Although Judge Hargest indicated that, “in view of the tremendous growth of administrative tribunals and the broad powers vested in them to exercise judicial functions of great importance”, the appellate *411courts might now decide that the language “other inferior courts not of record” includes administrative tribunals, he concluded that he was bound, just as we conclude that we are bound, by the language of the Superior Court in Nobles v. Piollet, supra. We believe it is the only appellate decision in our State upon the question now before us. The cases cited by the petitioner involved merely the right of the Supreme Court, and not of the common pleas courts, to issue certiorari.

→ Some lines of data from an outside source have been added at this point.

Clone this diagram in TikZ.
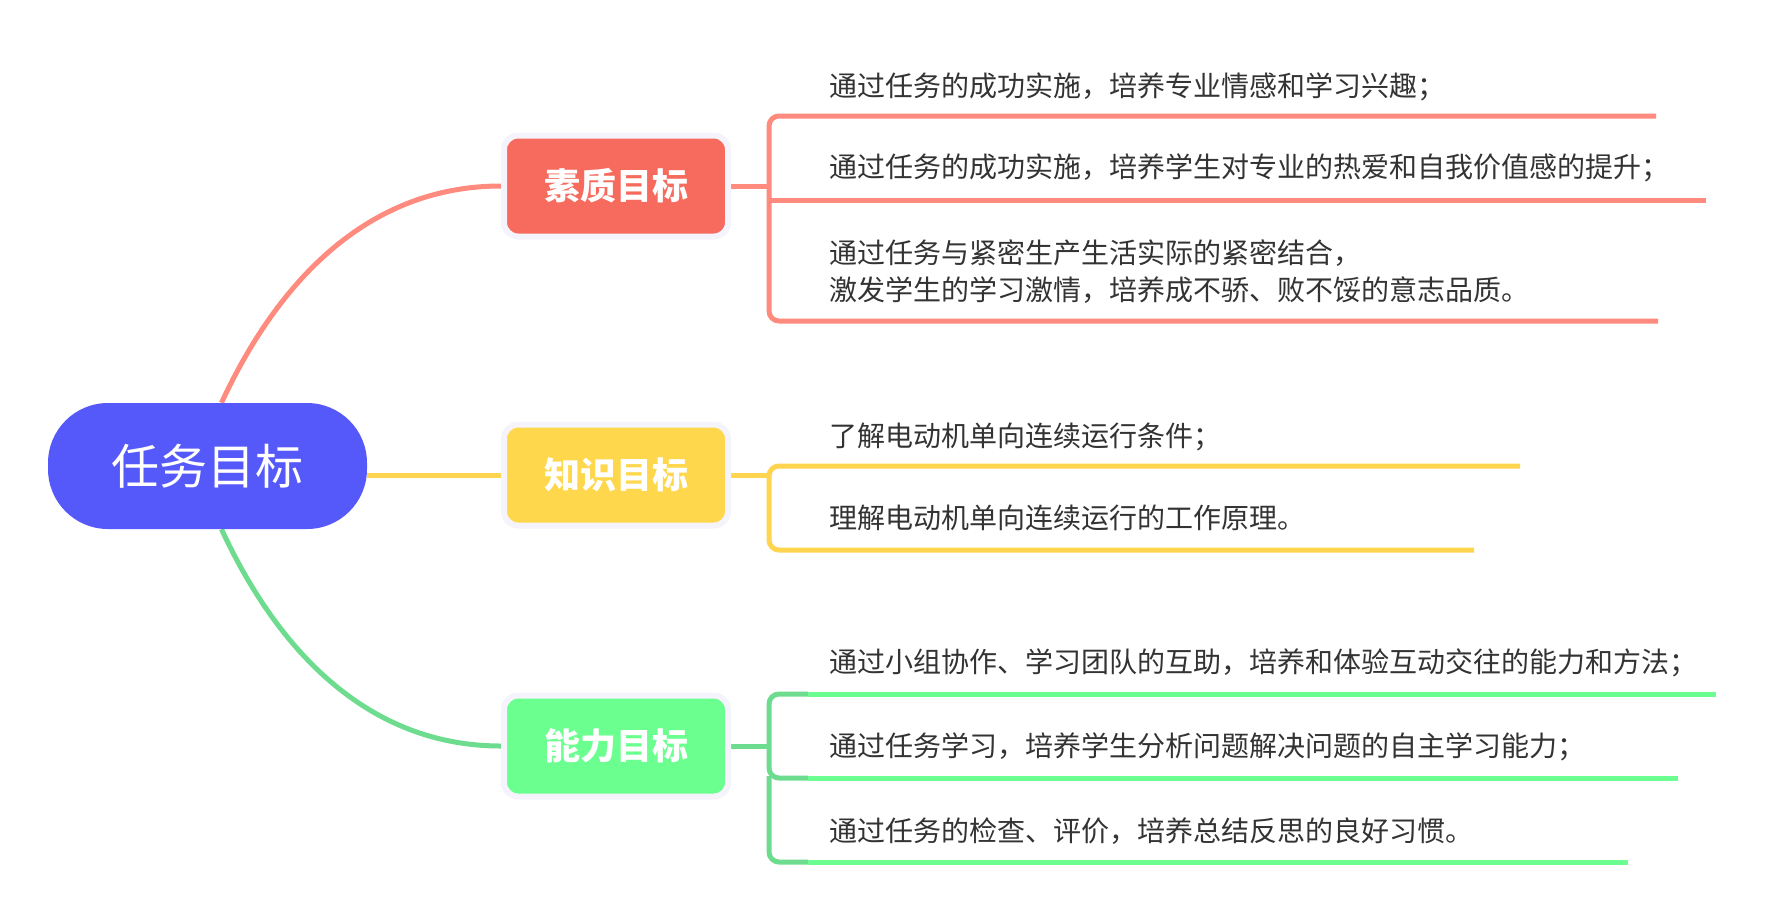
\documentclass[tikz,border=0pt]{standalone}
\usepackage{fontspec}
\newfontfamily\cjk{Noto Sans CJK SC}
\usetikzlibrary{backgrounds}
\definecolor{rootc}{HTML}{5659F9}
\definecolor{ringc}{HTML}{F5F4FC}
\definecolor{redbox}{HTML}{F66B5D}
\definecolor{redln}{HTML}{FF8A7E}
\definecolor{yelbox}{HTML}{FFD74C}
\definecolor{yelln}{HTML}{FFD54F}
\definecolor{grnbox}{HTML}{6BFF8F}
\definecolor{grnln}{HTML}{6BFD8F}
\definecolor{grndk}{HTML}{6EDC8E}
\definecolor{txtc}{HTML}{333333}
\begin{document}
\begin{tikzpicture}[x=1pt,y=-1pt,
  rootnode/.style={fill=rootc, rounded corners=60pt, minimum width=319pt, minimum height=126pt, inner sep=0pt, text=white, font=\cjk\fontsize{48}{48}\selectfont},
  goal/.style={draw=ringc, line width=6pt, rounded corners=14pt, minimum width=224pt, minimum height=101pt, inner sep=0pt, text=white, font=\cjk\bfseries\fontsize{36}{36}\selectfont},
  item/.style={anchor=west, inner sep=0pt, text=txtc, font=\cjk\fontsize{28}{37}\selectfont, align=left},
  conn/.style={line width=5pt},
  brk/.style={line width=5pt, rounded corners=10pt},
]
\useasboundingbox (0,0) rectangle (1768,914);

% main nodes
\node[rootnode] (root) at (207.5,466) {任务目标};
\node[goal, fill=redbox] (sq) at (616,186) {素质目标};
\node[goal, fill=yelbox] (kn) at (616,475) {知识目标};
\node[goal, fill=grnbox] (ab) at (616,746) {能力目标};

% bracket junctions
\coordinate (sqj) at (769,186);
\coordinate (knj) at (769,475);
\coordinate (abj) at (769,746);

% items
\node[item] (s1) at (829,87) {通过任务的成功实施，培养专业情感和学习兴趣；};
\node[item] (s2) at (829,168) {通过任务的成功实施，培养学生对专业的热爱和自我价值感的提升；};
\node[item] (s3) at (829,271.5) {通过任务与紧密生产生活实际的紧密结合，\\激发学生的学习激情，培养成不骄、败不馁的意志品质。};
\node[item] (k1) at (829,437) {了解电动机单向连续运行条件；};
\node[item] (k2) at (829,518) {理解电动机单向连续运行的工作原理。};
\node[item] (a1) at (829,663) {通过小组协作、学习团队的互助，培养和体验互动交往的能力和方法；};
\node[item] (a2) at (829,747) {通过任务学习，培养学生分析问题解决问题的自主学习能力；};
\node[item] (a3) at (829,831) {通过任务的检查、评价，培养总结反思的良好习惯。};

\begin{scope}[on background layer]
\fill[white] (0,0) rectangle (1768,914);
% root connectors
\draw[conn, redln] ([xshift=14pt]root.north) .. controls +(43,-93) and +(-152,0) .. (sq.west);
\draw[conn, yelln] (root.east |- kn.west) -- (kn.west);
\draw[conn, grndk] ([xshift=14pt]root.south) .. controls +(43,93) and +(-152,0) .. (ab.west);
% goal to bracket
\draw[conn, redln] (sq.east) -- (sqj);
\draw[conn, yelln] (kn.east) -- (knj);
\draw[conn, grndk] (ab.east) -- (abj);
\end{scope}

% red bracket
\draw[brk, redln] (1656,116) -- (769,116) -- (769,321) -- (1658,321);
\draw[conn, redln] (769,200) -- (1706,200);
% yellow bracket
\draw[brk, yelln] (1520,466) -- (769,466) -- (769,550) -- (1474,550);
% green bracket
\draw[brk, grndk] (808,694) -- (769,694) -- (769,778) -- (808,778);
\draw[brk, grndk] (769,776) -- (769,862) -- (808,862);
\draw[conn, grnln] (808,694) -- (1716,694);
\draw[conn, grnln] (808,778) -- (1678,778);
\draw[conn, grnln] (808,862) -- (1628,862);
\end{tikzpicture}
\end{document}
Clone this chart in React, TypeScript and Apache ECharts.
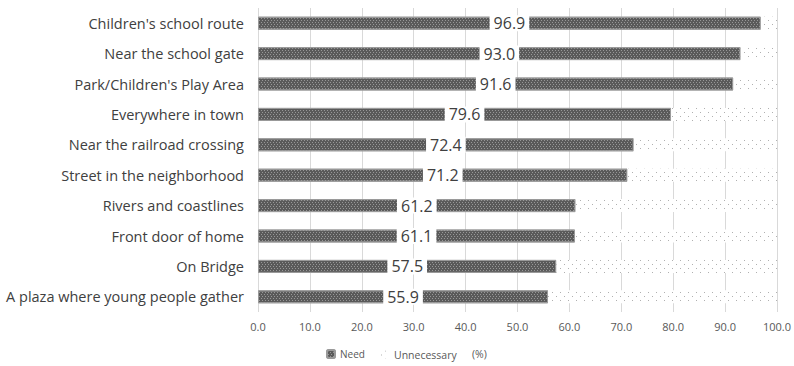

From the briefs filed on behalf of petitioner, Louise MacMahon, it is apparent that this proceeding involves much more than the mere question of striking the names of a voter from the registration list. Benjamin S. Altshuler is stated to be a candidate for the legislature from the political district which includes the address at 730 Fitzwater Street, where he is registered as a voter, but does not include the address at Ogontz and Olney Avenues in another section of the city, where petitioner insists Altshuler and his wife and family are in fact residing. It is obvious that, if the statements made by petitioner in this regard are correct, and Altshuler is running for election in a district other than the one in which he resides, this proceeding involves a serious situation (as we have not examined the testimony we express no views as to the merits of that controversy), and probably one which was not contemplated by our State legislature at the time it expressly excepted the right of appeal from a refusal to remove a name from the registration records. The remedy for the future in cases of this kind probably lies in a more realistic amendment of the Act of March 30, 1937, as amended by the Act of 1941, sec. 31, 25 PS §623-42.
Having concluded that this court is without jurisdiction, it is unnecessary to pass upon the second question as to whether petitioner has an interest or standing in this proceeding.
*412And now, October 28, 1948, the writ of certiorari herein issued is quashed and the rule to show cause is vacated.